=== WHAT YOU NEED TO DO ===
In the listing below, find the line that contains "What matplotlib code" and the line that contains "capsize=2.5, capthick=1, zorder=4)". Quote both and every line between them, exactly, and nothing more.

=== RECORD EXCERPTS ===
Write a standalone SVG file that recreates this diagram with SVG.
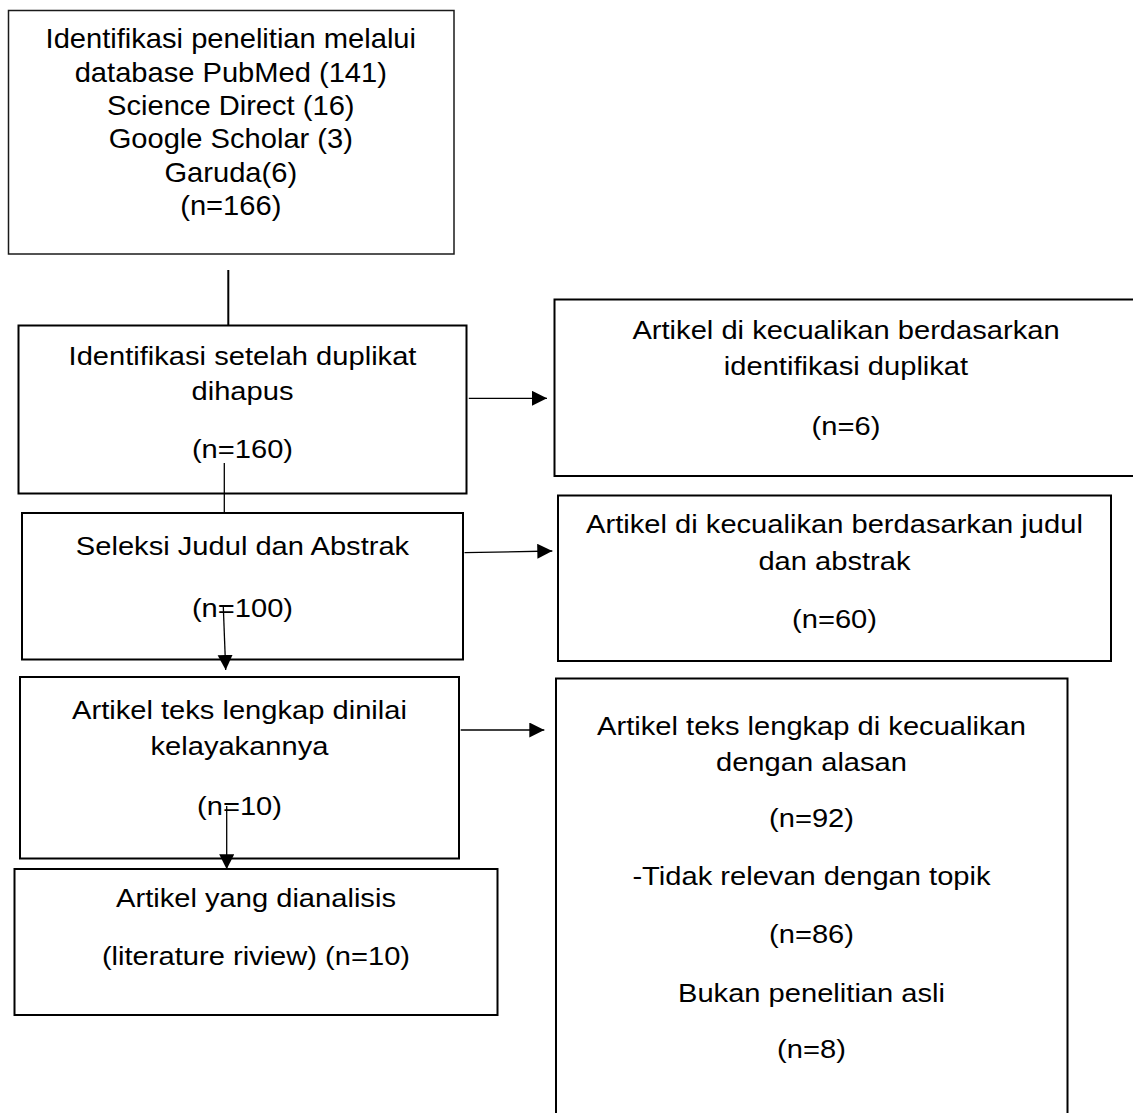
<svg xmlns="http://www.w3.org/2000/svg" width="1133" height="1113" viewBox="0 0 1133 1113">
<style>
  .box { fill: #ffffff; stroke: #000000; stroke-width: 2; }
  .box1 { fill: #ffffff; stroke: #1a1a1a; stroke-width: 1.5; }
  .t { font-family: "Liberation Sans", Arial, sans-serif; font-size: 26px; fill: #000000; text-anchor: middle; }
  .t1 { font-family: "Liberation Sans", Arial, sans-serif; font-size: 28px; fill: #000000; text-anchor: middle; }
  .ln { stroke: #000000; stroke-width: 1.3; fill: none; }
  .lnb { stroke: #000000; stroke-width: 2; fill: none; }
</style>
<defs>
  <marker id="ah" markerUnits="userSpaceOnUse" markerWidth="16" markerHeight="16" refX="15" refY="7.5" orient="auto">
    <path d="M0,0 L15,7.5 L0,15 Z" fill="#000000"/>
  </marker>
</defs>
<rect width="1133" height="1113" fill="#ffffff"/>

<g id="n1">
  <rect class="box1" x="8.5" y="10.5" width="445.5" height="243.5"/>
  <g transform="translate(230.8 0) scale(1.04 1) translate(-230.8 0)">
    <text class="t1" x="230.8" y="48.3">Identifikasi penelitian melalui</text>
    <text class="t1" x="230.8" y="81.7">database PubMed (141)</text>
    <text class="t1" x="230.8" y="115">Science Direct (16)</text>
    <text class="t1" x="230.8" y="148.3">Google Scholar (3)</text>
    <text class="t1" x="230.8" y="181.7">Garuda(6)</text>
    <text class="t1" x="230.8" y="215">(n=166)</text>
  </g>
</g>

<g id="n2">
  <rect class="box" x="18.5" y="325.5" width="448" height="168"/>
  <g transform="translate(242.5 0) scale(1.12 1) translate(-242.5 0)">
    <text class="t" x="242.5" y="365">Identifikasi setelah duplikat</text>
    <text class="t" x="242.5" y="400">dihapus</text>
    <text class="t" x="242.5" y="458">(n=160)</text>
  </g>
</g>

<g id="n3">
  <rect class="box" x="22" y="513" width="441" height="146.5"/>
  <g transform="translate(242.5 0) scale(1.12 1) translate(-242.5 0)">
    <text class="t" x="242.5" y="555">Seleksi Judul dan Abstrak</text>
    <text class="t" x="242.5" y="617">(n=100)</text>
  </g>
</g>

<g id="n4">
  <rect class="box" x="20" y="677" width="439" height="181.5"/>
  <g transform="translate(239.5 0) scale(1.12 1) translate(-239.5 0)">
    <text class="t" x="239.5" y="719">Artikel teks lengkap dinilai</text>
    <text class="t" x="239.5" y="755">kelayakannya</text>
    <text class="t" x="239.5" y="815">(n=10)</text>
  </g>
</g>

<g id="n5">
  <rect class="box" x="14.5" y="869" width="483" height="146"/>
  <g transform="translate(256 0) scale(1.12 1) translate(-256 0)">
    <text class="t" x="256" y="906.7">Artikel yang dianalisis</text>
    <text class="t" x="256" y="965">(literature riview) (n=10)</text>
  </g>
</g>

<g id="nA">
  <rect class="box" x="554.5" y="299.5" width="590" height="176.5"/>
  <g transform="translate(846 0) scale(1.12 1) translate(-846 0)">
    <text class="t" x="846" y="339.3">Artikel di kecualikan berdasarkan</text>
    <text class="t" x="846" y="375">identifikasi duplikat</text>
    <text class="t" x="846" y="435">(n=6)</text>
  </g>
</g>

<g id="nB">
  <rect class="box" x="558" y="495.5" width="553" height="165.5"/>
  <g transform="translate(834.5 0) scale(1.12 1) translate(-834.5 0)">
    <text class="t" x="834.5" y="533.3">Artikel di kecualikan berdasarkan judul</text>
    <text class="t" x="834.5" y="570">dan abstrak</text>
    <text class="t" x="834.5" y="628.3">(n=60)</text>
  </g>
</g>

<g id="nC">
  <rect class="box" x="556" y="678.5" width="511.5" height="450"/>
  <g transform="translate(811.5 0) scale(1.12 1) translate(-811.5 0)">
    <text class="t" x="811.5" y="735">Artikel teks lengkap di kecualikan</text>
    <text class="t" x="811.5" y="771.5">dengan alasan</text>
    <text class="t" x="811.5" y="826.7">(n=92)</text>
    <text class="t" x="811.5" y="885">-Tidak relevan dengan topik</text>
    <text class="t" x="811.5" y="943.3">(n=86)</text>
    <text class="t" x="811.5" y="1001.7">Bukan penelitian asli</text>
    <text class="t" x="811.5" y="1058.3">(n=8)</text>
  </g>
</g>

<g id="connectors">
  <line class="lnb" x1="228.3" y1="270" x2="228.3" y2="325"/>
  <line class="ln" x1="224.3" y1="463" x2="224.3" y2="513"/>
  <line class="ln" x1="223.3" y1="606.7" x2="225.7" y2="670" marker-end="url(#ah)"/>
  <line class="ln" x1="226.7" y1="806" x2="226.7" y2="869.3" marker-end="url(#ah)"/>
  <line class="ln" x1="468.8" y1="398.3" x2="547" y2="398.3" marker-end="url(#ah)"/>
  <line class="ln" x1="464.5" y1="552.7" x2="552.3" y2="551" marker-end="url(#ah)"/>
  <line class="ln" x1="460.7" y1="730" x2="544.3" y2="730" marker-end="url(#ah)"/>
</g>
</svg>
* * *
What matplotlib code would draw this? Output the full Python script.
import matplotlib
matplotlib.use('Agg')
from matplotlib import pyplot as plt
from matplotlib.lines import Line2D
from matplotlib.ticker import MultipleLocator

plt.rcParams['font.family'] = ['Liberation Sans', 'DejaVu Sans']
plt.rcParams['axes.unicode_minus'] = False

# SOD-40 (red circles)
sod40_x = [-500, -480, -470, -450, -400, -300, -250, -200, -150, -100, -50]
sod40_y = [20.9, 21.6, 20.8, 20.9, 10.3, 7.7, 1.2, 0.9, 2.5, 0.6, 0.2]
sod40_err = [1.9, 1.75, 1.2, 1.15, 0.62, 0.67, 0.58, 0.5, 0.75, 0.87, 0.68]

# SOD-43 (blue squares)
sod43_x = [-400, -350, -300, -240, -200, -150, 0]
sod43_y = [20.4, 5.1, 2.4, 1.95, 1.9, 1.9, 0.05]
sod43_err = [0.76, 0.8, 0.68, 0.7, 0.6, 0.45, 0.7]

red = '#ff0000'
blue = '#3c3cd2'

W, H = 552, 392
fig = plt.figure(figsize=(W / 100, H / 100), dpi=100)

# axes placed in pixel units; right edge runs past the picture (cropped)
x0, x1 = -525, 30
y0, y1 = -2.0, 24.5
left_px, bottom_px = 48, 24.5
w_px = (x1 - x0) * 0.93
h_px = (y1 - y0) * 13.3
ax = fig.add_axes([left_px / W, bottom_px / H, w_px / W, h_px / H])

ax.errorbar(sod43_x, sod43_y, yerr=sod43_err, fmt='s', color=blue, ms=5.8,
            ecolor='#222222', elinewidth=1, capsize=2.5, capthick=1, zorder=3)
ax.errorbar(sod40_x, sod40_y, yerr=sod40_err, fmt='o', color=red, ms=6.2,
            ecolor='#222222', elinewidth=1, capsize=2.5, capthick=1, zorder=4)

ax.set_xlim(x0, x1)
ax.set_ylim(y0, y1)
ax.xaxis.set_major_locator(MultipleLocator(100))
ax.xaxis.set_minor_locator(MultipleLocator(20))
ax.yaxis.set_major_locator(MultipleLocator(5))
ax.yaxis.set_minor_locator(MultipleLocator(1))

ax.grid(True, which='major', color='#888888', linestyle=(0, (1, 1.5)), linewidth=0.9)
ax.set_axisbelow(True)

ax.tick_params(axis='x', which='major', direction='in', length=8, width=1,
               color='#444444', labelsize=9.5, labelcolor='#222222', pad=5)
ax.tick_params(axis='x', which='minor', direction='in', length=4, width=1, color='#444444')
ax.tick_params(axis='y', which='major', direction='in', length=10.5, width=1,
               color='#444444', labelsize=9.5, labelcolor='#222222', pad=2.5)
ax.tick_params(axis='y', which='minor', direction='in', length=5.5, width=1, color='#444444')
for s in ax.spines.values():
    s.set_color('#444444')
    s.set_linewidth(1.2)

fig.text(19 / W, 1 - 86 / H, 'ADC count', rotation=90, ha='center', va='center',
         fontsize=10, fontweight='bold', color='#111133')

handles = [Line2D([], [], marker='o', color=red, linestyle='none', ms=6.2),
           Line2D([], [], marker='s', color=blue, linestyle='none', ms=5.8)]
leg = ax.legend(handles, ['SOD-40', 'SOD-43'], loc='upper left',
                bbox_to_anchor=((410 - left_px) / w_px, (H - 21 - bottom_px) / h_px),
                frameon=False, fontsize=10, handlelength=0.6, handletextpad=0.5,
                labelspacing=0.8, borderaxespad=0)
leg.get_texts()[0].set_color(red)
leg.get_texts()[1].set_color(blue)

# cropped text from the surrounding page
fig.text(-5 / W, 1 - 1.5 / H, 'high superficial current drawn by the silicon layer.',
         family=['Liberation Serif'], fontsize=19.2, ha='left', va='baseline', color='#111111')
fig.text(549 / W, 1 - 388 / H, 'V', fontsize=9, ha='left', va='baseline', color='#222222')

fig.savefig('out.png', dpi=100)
==
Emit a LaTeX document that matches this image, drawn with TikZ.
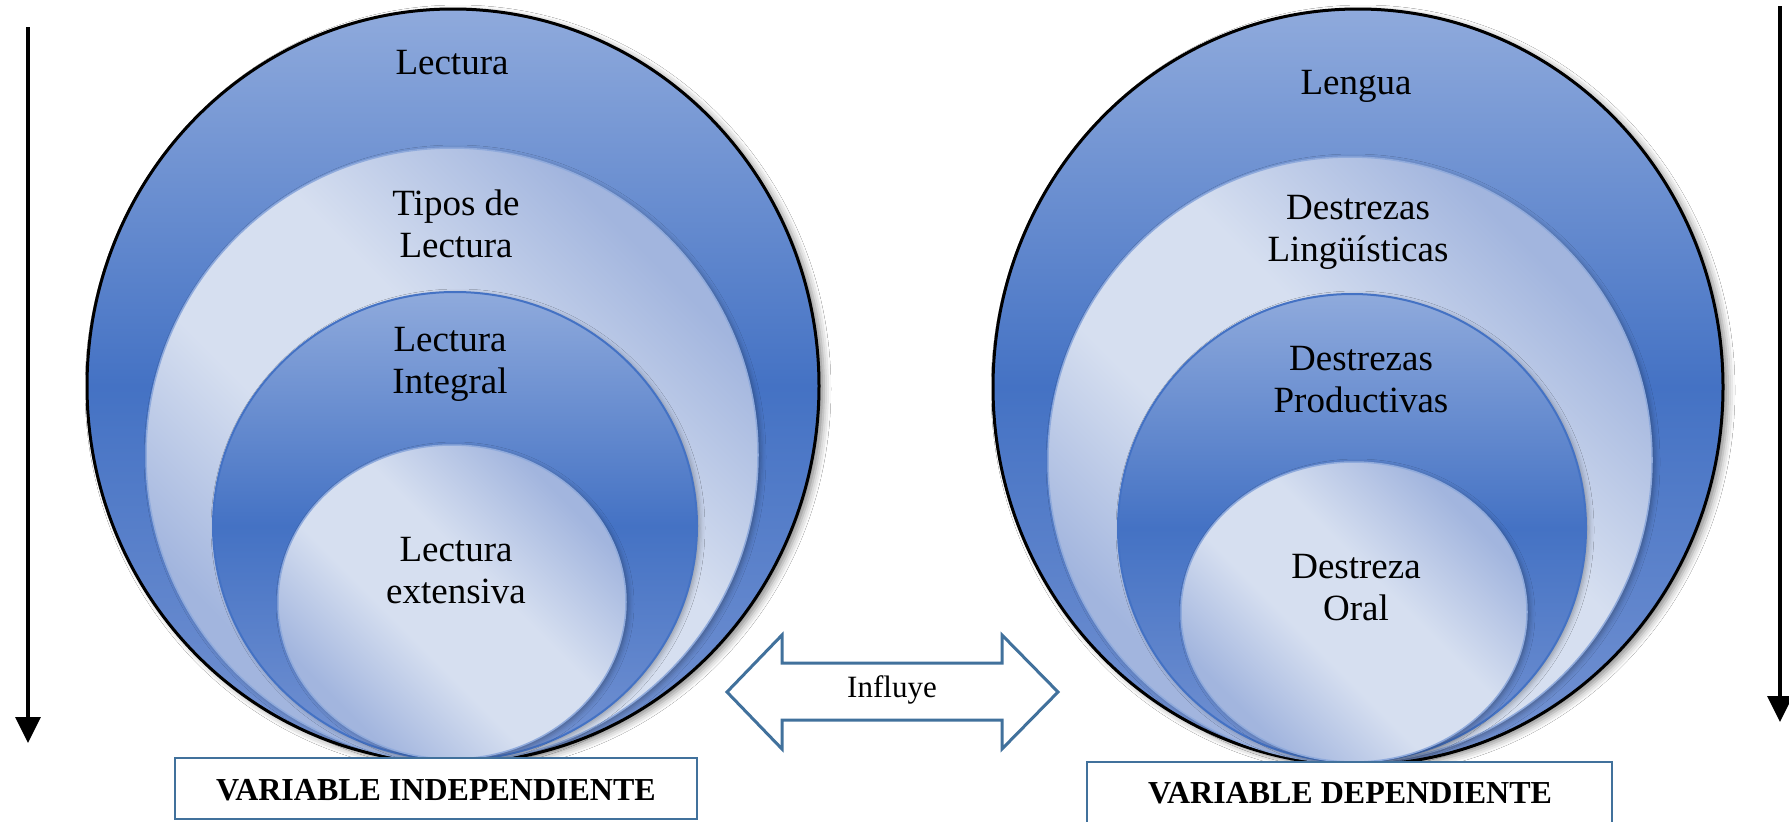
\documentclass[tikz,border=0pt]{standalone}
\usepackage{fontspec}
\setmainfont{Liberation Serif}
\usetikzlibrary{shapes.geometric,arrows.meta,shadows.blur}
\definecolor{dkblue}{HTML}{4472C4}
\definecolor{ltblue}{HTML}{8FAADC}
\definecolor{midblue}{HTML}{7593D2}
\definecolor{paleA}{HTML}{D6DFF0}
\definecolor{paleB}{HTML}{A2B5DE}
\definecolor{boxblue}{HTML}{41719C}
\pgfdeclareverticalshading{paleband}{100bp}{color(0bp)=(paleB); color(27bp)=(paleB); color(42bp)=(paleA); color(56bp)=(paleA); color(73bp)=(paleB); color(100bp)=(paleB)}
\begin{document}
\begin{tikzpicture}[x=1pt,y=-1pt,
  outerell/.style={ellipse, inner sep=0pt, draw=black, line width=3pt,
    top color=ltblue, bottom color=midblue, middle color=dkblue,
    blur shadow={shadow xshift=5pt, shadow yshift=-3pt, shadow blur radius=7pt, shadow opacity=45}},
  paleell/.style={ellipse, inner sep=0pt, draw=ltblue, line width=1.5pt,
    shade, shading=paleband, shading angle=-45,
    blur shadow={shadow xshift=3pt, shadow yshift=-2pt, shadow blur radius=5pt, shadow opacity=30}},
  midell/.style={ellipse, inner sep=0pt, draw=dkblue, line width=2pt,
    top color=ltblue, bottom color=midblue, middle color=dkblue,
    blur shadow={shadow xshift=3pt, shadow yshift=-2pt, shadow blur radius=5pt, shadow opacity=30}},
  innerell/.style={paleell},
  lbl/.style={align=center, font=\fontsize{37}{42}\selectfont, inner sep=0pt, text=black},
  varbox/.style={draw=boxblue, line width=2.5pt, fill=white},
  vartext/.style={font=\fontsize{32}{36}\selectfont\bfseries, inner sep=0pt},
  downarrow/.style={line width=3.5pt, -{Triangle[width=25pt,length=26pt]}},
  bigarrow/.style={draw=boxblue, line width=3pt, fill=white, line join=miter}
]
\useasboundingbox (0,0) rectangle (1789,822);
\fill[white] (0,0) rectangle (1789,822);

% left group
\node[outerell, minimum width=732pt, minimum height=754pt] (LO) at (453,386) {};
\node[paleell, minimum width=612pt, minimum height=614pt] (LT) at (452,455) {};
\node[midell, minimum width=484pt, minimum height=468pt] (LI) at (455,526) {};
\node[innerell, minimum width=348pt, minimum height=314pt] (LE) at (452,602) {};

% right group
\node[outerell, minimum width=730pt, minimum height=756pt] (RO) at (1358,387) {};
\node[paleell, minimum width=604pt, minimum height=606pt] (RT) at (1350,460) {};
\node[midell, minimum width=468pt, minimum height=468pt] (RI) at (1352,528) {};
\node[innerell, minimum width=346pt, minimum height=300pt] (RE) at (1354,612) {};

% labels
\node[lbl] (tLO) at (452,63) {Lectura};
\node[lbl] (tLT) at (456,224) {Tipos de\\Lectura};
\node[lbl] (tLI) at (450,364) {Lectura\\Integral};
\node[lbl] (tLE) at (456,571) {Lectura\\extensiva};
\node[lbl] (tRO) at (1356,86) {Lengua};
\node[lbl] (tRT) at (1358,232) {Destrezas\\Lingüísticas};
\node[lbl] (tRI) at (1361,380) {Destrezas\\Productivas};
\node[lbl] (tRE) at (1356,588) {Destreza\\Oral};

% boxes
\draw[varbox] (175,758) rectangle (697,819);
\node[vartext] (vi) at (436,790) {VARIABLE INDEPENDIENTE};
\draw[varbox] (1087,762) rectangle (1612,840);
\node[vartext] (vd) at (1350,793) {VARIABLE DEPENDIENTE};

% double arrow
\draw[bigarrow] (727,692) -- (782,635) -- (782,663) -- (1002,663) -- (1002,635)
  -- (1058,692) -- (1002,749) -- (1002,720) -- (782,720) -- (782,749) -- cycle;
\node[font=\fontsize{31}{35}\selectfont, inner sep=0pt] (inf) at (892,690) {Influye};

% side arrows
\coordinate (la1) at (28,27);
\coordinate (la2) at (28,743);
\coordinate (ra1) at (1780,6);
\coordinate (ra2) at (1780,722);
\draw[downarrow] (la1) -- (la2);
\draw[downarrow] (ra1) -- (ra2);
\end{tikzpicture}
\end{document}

=== RESULT FOR THIS EXERCISE ===
What matplotlib code would draw this? Output the full Python script.
import matplotlib
matplotlib.use('Agg')
from matplotlib import pyplot as plt
from matplotlib.lines import Line2D
from matplotlib.ticker import MultipleLocator

plt.rcParams['font.family'] = ['Liberation Sans', 'DejaVu Sans']
plt.rcParams['axes.unicode_minus'] = False

# SOD-40 (red circles)
sod40_x = [-500, -480, -470, -450, -400, -300, -250, -200, -150, -100, -50]
sod40_y = [20.9, 21.6, 20.8, 20.9, 10.3, 7.7, 1.2, 0.9, 2.5, 0.6, 0.2]
sod40_err = [1.9, 1.75, 1.2, 1.15, 0.62, 0.67, 0.58, 0.5, 0.75, 0.87, 0.68]

# SOD-43 (blue squares)
sod43_x = [-400, -350, -300, -240, -200, -150, 0]
sod43_y = [20.4, 5.1, 2.4, 1.95, 1.9, 1.9, 0.05]
sod43_err = [0.76, 0.8, 0.68, 0.7, 0.6, 0.45, 0.7]

red = '#ff0000'
blue = '#3c3cd2'

W, H = 552, 392
fig = plt.figure(figsize=(W / 100, H / 100), dpi=100)

# axes placed in pixel units; right edge runs past the picture (cropped)
x0, x1 = -525, 30
y0, y1 = -2.0, 24.5
left_px, bottom_px = 48, 24.5
w_px = (x1 - x0) * 0.93
h_px = (y1 - y0) * 13.3
ax = fig.add_axes([left_px / W, bottom_px / H, w_px / W, h_px / H])

ax.errorbar(sod43_x, sod43_y, yerr=sod43_err, fmt='s', color=blue, ms=5.8,
            ecolor='#222222', elinewidth=1, capsize=2.5, capthick=1, zorder=3)
ax.errorbar(sod40_x, sod40_y, yerr=sod40_err, fmt='o', color=red, ms=6.2,
            ecolor='#222222', elinewidth=1, capsize=2.5, capthick=1, zorder=4)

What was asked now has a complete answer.